<<<<

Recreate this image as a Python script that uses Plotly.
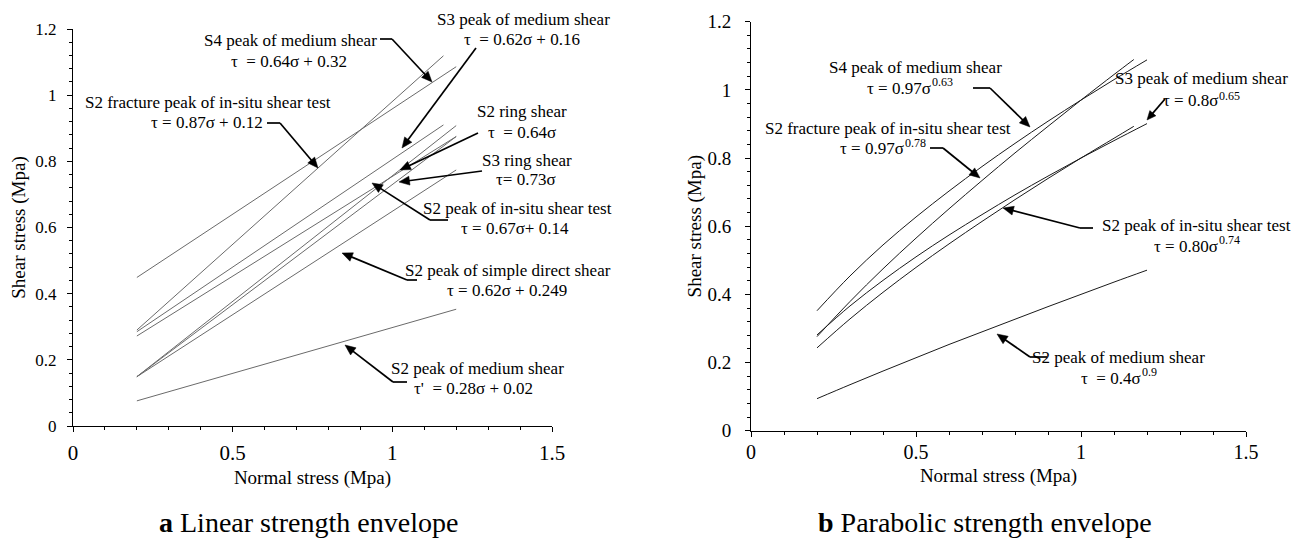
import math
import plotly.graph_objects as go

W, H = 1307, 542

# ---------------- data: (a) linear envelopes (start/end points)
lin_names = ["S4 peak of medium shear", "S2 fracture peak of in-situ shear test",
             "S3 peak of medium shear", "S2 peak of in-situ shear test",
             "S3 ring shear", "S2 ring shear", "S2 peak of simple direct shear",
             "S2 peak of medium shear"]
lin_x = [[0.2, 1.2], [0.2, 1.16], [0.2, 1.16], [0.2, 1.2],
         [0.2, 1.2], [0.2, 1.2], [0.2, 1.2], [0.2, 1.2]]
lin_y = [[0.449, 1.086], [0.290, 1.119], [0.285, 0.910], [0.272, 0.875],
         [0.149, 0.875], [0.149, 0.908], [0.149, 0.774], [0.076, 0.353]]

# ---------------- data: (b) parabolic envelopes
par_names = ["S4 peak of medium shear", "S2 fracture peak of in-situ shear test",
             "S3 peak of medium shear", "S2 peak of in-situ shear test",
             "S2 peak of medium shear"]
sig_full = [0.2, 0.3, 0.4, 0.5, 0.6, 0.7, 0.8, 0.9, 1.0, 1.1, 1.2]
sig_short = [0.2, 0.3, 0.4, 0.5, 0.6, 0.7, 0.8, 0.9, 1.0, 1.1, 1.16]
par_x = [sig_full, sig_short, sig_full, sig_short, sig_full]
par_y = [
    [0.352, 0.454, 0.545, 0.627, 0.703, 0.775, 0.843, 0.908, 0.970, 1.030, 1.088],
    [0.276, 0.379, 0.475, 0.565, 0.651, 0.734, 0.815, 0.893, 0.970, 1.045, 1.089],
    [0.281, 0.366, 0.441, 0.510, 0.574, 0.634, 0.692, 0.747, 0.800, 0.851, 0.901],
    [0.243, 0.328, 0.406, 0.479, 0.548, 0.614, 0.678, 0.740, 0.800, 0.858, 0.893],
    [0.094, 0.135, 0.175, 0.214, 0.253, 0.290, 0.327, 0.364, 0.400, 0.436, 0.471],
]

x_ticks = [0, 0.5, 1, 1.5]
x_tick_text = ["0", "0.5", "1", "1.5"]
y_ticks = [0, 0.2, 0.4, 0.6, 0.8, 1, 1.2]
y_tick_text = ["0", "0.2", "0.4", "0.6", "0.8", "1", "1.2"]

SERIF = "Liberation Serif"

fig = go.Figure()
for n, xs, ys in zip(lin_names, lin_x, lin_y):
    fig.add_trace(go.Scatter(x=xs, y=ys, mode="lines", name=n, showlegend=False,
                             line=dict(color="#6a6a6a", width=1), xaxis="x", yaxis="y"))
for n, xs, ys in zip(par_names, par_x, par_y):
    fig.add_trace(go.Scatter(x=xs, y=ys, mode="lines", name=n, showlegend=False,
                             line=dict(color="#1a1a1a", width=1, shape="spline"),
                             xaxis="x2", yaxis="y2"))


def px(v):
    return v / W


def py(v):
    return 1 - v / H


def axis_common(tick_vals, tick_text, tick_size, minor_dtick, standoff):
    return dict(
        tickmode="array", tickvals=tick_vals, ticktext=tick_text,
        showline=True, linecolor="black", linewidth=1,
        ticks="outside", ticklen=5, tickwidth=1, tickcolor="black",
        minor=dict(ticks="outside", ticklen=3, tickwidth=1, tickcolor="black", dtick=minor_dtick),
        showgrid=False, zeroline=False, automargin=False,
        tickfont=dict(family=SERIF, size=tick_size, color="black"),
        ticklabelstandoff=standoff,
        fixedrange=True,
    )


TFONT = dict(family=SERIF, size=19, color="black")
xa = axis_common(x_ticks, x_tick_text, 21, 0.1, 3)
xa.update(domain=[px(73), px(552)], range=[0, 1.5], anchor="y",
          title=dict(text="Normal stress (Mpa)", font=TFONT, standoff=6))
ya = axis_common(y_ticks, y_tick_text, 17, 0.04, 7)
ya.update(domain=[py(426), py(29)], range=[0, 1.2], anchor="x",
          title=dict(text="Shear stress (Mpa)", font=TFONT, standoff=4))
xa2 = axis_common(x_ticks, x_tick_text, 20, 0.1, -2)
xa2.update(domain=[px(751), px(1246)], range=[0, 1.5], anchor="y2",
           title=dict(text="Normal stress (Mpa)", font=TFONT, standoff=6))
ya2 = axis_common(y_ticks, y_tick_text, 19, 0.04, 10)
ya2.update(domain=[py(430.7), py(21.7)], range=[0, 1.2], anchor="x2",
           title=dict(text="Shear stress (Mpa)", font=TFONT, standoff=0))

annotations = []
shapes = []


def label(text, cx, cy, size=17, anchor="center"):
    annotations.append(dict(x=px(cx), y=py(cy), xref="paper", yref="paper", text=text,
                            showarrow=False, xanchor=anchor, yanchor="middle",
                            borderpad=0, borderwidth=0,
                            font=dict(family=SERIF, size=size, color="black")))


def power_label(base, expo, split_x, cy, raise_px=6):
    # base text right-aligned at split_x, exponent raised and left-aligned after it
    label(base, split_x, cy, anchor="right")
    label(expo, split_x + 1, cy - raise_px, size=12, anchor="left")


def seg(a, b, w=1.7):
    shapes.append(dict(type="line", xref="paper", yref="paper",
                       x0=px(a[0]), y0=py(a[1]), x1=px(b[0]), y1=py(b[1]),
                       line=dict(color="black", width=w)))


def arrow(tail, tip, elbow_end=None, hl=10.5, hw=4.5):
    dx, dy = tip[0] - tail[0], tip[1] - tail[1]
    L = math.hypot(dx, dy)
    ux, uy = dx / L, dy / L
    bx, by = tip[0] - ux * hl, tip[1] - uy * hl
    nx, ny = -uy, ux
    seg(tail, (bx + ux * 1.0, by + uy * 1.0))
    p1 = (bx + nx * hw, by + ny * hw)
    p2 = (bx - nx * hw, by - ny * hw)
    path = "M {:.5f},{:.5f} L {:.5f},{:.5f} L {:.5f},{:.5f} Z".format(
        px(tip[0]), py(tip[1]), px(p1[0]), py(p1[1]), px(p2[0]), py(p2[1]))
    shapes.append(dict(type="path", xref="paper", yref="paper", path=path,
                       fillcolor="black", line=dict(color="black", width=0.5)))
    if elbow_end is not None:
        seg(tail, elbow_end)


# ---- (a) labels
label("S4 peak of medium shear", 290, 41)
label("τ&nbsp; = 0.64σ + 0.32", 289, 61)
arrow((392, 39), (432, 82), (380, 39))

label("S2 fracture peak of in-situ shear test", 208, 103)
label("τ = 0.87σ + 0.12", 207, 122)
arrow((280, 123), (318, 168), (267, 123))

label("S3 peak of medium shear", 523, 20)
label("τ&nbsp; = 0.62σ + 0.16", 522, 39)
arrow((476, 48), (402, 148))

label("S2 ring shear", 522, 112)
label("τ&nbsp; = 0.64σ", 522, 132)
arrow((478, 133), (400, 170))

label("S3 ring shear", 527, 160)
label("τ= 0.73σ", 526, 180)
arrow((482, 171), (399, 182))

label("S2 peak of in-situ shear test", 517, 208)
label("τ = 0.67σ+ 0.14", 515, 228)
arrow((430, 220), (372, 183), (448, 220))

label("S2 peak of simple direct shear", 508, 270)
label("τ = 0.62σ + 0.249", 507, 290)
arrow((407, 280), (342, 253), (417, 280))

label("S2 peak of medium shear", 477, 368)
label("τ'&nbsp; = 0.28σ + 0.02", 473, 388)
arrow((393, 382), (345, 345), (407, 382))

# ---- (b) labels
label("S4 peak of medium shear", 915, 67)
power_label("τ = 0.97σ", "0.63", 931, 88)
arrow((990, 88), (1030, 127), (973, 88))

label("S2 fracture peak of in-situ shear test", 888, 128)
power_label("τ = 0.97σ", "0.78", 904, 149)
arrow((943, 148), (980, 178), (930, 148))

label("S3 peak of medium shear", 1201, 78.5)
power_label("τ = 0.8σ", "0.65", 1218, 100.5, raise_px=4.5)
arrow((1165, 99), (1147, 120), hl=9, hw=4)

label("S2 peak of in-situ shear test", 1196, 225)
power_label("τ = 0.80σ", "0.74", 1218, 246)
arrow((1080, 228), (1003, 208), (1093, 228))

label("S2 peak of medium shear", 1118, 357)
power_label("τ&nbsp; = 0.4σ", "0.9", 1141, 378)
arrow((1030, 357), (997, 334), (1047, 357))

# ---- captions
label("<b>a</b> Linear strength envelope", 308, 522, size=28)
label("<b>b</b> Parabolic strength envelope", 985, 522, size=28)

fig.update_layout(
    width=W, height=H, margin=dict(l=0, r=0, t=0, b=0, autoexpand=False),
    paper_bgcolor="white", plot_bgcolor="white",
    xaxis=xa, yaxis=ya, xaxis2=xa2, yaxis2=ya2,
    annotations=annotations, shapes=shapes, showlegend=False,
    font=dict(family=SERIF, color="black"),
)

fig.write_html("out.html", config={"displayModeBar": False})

>>>>

Objective:
Every line from the start of the listing above through the line with "W, H = 1307, 542" should be repeated exactly; skip the pictures and add nothing else.

Correct answer:
Recreate this image as a Python script that uses Plotly.
import math
import plotly.graph_objects as go

W, H = 1307, 542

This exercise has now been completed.